Of Statecraft and Sangha: Po Lin Monastery and the Silk Road

29 June will be remembered as a key date in post-handover Hong Kong: aside from president Xi Jinping’s landmark visit to the fragrant harbor, Po Lin Monastery is celebrating the 20th anniversary of the handover as well as the 25th anniversary of its Big Buddha. It is also hosting a carefully timed, simultaneous symposium: Theravada and Mahayana Buddhism along the Belt and Road (29 – 30 June). This is a statement, at least from Po Lin Monastery and its friends: that the time is ripe for Buddhists, both of the southern and northern traditions, to integrate themselves into the new Silk Road that is China’s outreach to the world.

The conference is packed with guests and VIPs from Southeast Asia and South Asia. There are guests from Cambodia, Sri Lanka, and many others. There are many good, old friends here: Ven. Sovanratana, one of Cambodia’s most influential monastic professors. Karma Lekshe Tsomo of Sakyadhita, the world’s largest Buddhist women’s association. Ven. Fa Ren, one of Hong Kong’s most active Chinese Buddhist nuns.

Ven. Jingyin, abbot of Po Lin Monastery and director of the Centre of Buddhist Studies at Chu Hai College, with Cambodian sangha leader Dr. Ven. Sovanratana.

The presence of Thailand’s Mahachulalongkornrajavidyalaya University (MCU) is particularly pronounced. Po Lin Monastery has been making generous overtures to Thailand’s most influential Buddhist university for the past half year. While the fruit of Po Lin Monastery and MCU’s collaboration is still in the works, what sources have told me is that MCU will play an important role in the education of monastic students, both Chinese and non-Chinese, at Po Lin. The monastery’s well-connected elders and administrators are astute readers of the winds and they seek to reflect the Belt and Road project’s spirit of outward looking cooperation by reaching out to influential Buddhist organizations in Asia.

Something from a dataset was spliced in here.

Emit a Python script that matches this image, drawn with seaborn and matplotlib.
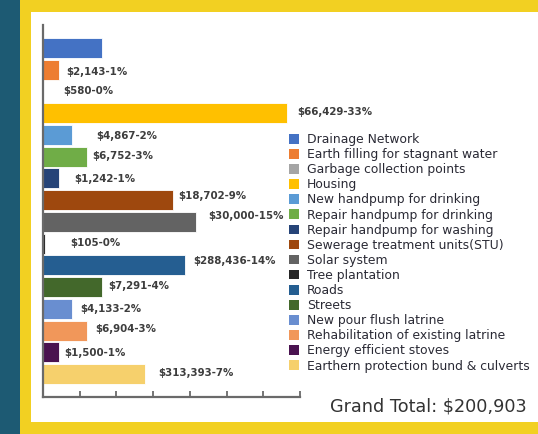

The discussions and seminars at the symposium pertain to how Buddhism can take advantage of the transformation Eurasia (and the world) will undergo under the Belt and Road initiative: tourism at Buddhist sites, mutual exchange and learning between Mahayana and Theravada Buddhism, assessing the current situation of Belt and Road Buddhist countries, Hong Kong’s contributions to the Belt and Road, education, and the internet and social media are all hot topics that need hammering out. Buddhists from Mahayana and Theravada countries need to absorb good ideas from each other to unite the diverse cultures of Eurasia through shared values like compassion, societal harmony, and religious diversity and pluralism.

Chinese Buddhism has big plans for the Maritime Silk Road, within which Southeast Asia and South Asia are critical economic, political, and cultural regions. History has shown that during its unhappy periods of decline or division, China turns inwards, paralyzed when trying to deal with the world beyond its borders. In periods of confidence and ascendance, such as during the High Tang, the High Qing, or I daresay now in 2017, China is able to unite while radiating its influence across Eurasia as the civilization-state that history has shaped it to be.

Policymakers, monastics, and Buddhist and secular leaders alike are right to bring Buddhism on board in this great endeavor. Buddhist diplomacy in the Belt and Road Initiative is not merely symbolic or cosmetic. It matters and will help to shape the character of the project for as long as it is being implemented. Watch this space.